The value of t that solves the quadratic equation for k₁ or k₂ is t=-17.

The exact values of x and y are

x = 168 + 6*(-17) = 66 = 24 + 42

y = 991 – (-17) = 1008 = 24*42

If we could find a better approximation to y than y~(N-1)/36, we could get a better value for t since everything in this method hinges on the value of t. The narrower the t interval, the better. It turned out that there is such an approximation to y.

N = 36y + 6x +1

However, setting x = k₁ + k₂ to 0 to get an approximate y is not good enough.

Remember q=6k₁ + 1 and p=6k₂ + 1 so x becomes x = (p+q-2)/6 = k₁ + k₂. But we know that (p+q) > 2*√N and x becomes x ~ (2*√N – 2)/6. N can thus be rewritten as

N ~ 36y + 2*√N – 2 + 1 from which we get y = [(N + 1) – 2*√N]/36.

This is the best possible approximation for y which we will call y(app). For the previous example y(app) is

y(app) = (36685 +1 – 2*191)/36 = 1008 so we can write

y = 991 – t ≤ 1008 or t ≥ -17 which in this case happens to be the exact value of t as we have seen before.

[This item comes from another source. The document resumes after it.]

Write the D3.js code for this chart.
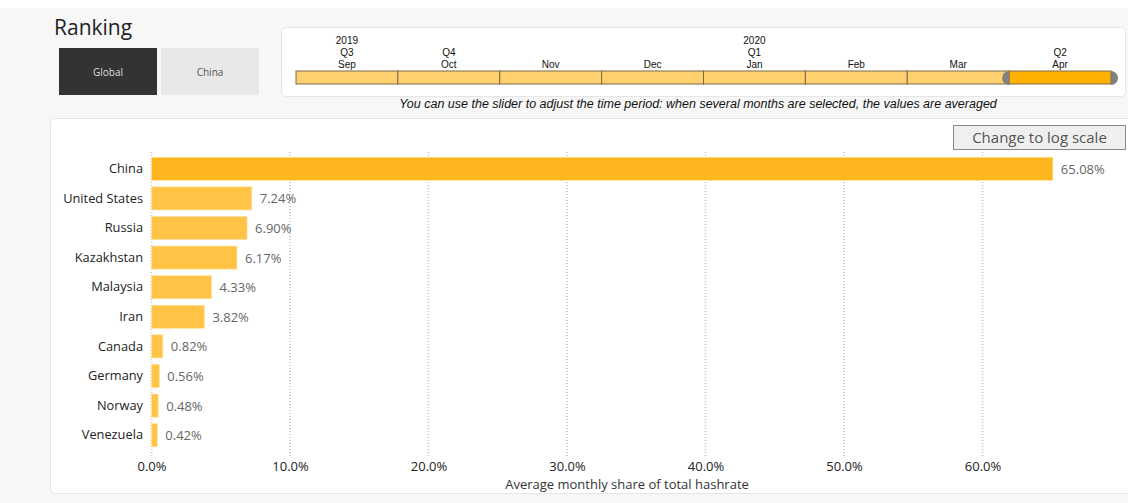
<!DOCTYPE html>
<html>
<head>
<meta charset="utf-8">
<script src="https://cdn.jsdelivr.net/npm/d3@7"></script>
<style>
  html, body { margin: 0; padding: 0; background: #fff; }
  svg { display: block; }
</style>
</head>
<body>
<svg id="chart" width="1128" height="503"></svg>
<script>
var countries = ["China", "United States", "Russia", "Kazakhstan", "Malaysia", "Iran", "Canada", "Germany", "Norway", "Venezuela"];
var shares = [65.08, 7.24, 6.90, 6.17, 4.33, 3.82, 0.82, 0.56, 0.48, 0.42];
var tickValues = [0, 10, 20, 30, 40, 50, 60];
var months = ["Sep", "Oct", "Nov", "Dec", "Jan", "Feb", "Mar", "Apr"];
var quarters = ["Q3", "Q4", "", "", "Q1", "", "", "Q2"];
var years = ["2019", "", "", "", "2020", "", "", ""];
var selectedMonths = ["Apr"];

var svg = d3.select("#chart");
var sans = "'Open Sans', 'Noto Sans', sans-serif";
var arial = "Arial, 'Liberation Sans', sans-serif";

// page background
svg.append("rect").attr("x", 0).attr("y", 8).attr("width", 1128).attr("height", 495).attr("fill", "#f7f7f7");

// title + toggle buttons
svg.append("text").attr("x", 54).attr("y", 35).attr("font-family", sans).attr("font-size", 21)
  .attr("fill", "#222").text("Ranking");

var buttons = [{label: "Global", x: 59, on: true}, {label: "China", x: 161, on: false}];
var btn = svg.selectAll("g.btn").data(buttons).enter().append("g").attr("class", "btn");
btn.append("rect").attr("x", d => d.x).attr("y", 48).attr("width", 98).attr("height", 47)
  .attr("fill", d => d.on ? "#333333" : "#e8e8e8");
btn.append("text").attr("x", d => d.x + 49).attr("y", 76).attr("text-anchor", "middle")
  .attr("font-family", sans).attr("font-size", 10).attr("fill", d => d.on ? "#ddd" : "#555")
  .text(d => d.label);

// slider panel
svg.append("rect").attr("x", 281.5).attr("y", 27.5).attr("width", 844).attr("height", 69).attr("rx", 4)
  .attr("fill", "#fff").attr("stroke", "#e6e6e6");

var sx = d3.scaleBand().domain(months).range([296, 1111]);
var cell = svg.append("g").selectAll("g").data(months).enter().append("g");
cell.append("rect").attr("x", d => sx(d)).attr("y", 71).attr("width", sx.bandwidth()).attr("height", 13)
  .attr("fill", d => selectedMonths.includes(d) ? "#ffb000" : "#ffd06e")
  .attr("stroke", "#7a6a4a").attr("stroke-width", 1);
cell.append("text").attr("x", d => sx(d) + sx.bandwidth() / 2).attr("y", 68).attr("text-anchor", "middle")
  .attr("font-family", arial).attr("font-size", 10).attr("fill", "#111").text(d => d);
cell.append("text").attr("x", d => sx(d) + sx.bandwidth() / 2).attr("y", 56).attr("text-anchor", "middle")
  .attr("font-family", arial).attr("font-size", 10).attr("fill", "#111")
  .text((d, i) => quarters[i]);
cell.append("text").attr("x", d => sx(d) + sx.bandwidth() / 2).attr("y", 44).attr("text-anchor", "middle")
  .attr("font-family", arial).attr("font-size", 10).attr("fill", "#111")
  .text((d, i) => years[i]);

// slider handles
var hx0 = sx(selectedMonths[0]), hx1 = sx(selectedMonths[selectedMonths.length - 1]) + sx.bandwidth();
svg.append("path").attr("d", "M" + hx0 + ",71 A7,7 0 0 0 " + hx0 + ",85 Z").attr("fill", "#808080");
svg.append("path").attr("d", "M" + hx1 + ",71 A7,7 0 0 1 " + hx1 + ",85 Z").attr("fill", "#808080");

svg.append("text").attr("x", 698).attr("y", 108).attr("text-anchor", "middle")
  .attr("font-family", arial).attr("font-size", 12.5).attr("font-style", "italic")
  .attr("fill", "#111")
  .text("You can use the slider to adjust the time period: when several months are selected, the values are averaged");

// chart panel
svg.append("rect").attr("x", 50.5).attr("y", 118.5).attr("width", 1080).attr("height", 375).attr("rx", 4)
  .attr("fill", "#fff").attr("stroke", "#e6e6e6");

var x = d3.scaleLinear().domain([0, 70]).range([151.5, 151.5 + 13.85 * 70]);
var y = d3.scaleBand().domain(countries).range([154, 450]).paddingInner(0.22).paddingOuter(0.11);

// dotted gridlines
svg.append("g").selectAll("line").data(tickValues).enter().append("line")
  .attr("x1", d => x(d)).attr("x2", d => x(d)).attr("y1", 152).attr("y2", 458)
  .attr("stroke", "#cfcfcf").attr("stroke-width", 2).attr("stroke-dasharray", "1,2");

// log scale button
svg.append("rect").attr("x", 953.5).attr("y", 125.5).attr("width", 172).attr("height", 24)
  .attr("fill", "#efefef").attr("stroke", "#8a8a8a");
svg.append("text").attr("x", 1039.5).attr("y", 143).attr("text-anchor", "middle")
  .attr("font-family", sans).attr("font-size", 15).attr("fill", "#555").text("Change to log scale");

// bars
var colors = d3.scaleOrdinal().domain(countries).range(["#fdb620"].concat(d3.range(9).map(() => "#ffc445")));
svg.append("g").selectAll("rect").data(countries).enter().append("rect")
  .attr("x", x(0)).attr("y", d => y(d)).attr("height", y.bandwidth())
  .attr("width", (d, i) => x(shares[i]) - x(0))
  .attr("fill", d => colors(d)).attr("stroke", "#ffe3a0").attr("stroke-width", 0.6);

// value labels
svg.append("g").selectAll("text").data(countries).enter().append("text")
  .attr("x", (d, i) => x(shares[i]) + 8).attr("y", d => y(d) + y.bandwidth() / 2 + 5)
  .attr("font-family", sans).attr("font-size", 13).attr("fill", "#666")
  .text((d, i) => shares[i].toFixed(2) + "%");

// category axis
var yAxis = svg.append("g").attr("transform", "translate(143,0)")
  .call(d3.axisLeft(y).tickSize(0).tickPadding(0));
yAxis.select(".domain").remove();
yAxis.selectAll("text").attr("font-family", sans).attr("font-size", 12.8).attr("fill", "#222");

// value axis
var xAxis = svg.append("g").attr("transform", "translate(0,458)")
  .call(d3.axisBottom(x).tickValues(tickValues).tickSize(0).tickPadding(4).tickFormat(d => d.toFixed(1) + "%"));
xAxis.select(".domain").remove();
xAxis.selectAll("text").attr("font-family", sans).attr("font-size", 13).attr("fill", "#222");

svg.append("text").attr("x", 627).attr("y", 489).attr("text-anchor", "middle")
  .attr("font-family", sans).attr("font-size", 13).attr("fill", "#333")
  .text("Average monthly share of total hashrate");
</script>
</body>
</html>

Before we conclude, let’s recap the different approximations to k₁, k_{2 and} k₁*k_2.

For the 6k±1, we have just seen that:

y(app) = k₁*k₂ = [(N + 1) ± 2*√N]/36 with a + sign for the 6k+1 and a – sign for the 6k-1.

For the i*i sum of digits (the diagonal elements of the sum of digits), we have:

k = (√N – b(i))/18 with b(i)=5,7,11,13,17,19 and y(app) becomes

k^2 ≤ y(app)= k₁*k₂ ≤ (k+1)^2

For the i*j sum of digits (the cross products in the sum of digits), we will give only one, that of the 4*7 as they are easy to derive. However, remember that y is not equal to k₁*k₂ but to y = k(1+3k). As before k can be approximated by

k = (√N – b(i))/18 with b(i)=5,7,11,13,17,19 and y(app) becomes

k(1+3k) ≤ y(app) = 6k₁*[1 + 3k₂] ≤ (k+1)(1+3(k+1))

Finally, there is always the condition that the pair (x,y) must be positive. All these conditions severely restrict the interval of allowed values of t and therefore minimize the computational effort.

It is easy to see that for the i*i sum of digits, the length of the k interval is

(k+1)^2 - k^2 = 2k+1

and that of the 4*7 sum of digits is

(k+1)(1+3(k+1)) – k(1+3k) = 2(3k+2)

However, the number of t iterations is always much smaller than the length of the k interval as we have seen in every example. We recommend to always start the iterations with the lower bound of the parameter t (the most negative or the least positive).

Remember, we do not really need to check the values of t that make x = k₁ + k₂ ≤ 2*k

Where k is an approximate k calculated by anyone of the above approximations (ie the lower bound value of k used to calculate y(app)). This will cut the number of quadratic equations to check for a given value of (x,y). It is always useful to use the condition x = k₁ + k₂ ≥ 2*k because it may further shrink the t interval and provide us with a better starting point than the most negative t value.

In conclusion, it was shown that factorization of a number N can be mapped into finding integer solutions to a set of linear Diophantine equations and subsequent quadratic equations. This method seems to be well adapted to handling large numbers that are so important for some well known encryption methods. Going from a simple 3 digit number to a 1000 digit number will not involve more than solving the same number of linear Diophantine equations using the well known extended (or generalized) Euclidean algorithm and few quadratic equations. We have also provided a way to get a good starting guess for the parameter t which makes this method very attractive as a factorization method. However, at this point, more work needs to be done to determine the scaling of the method when it is used for large N. What is left to be done cannot be done by hand, so I am appealing to the community of mathematicians for help in analyzing and programming this method.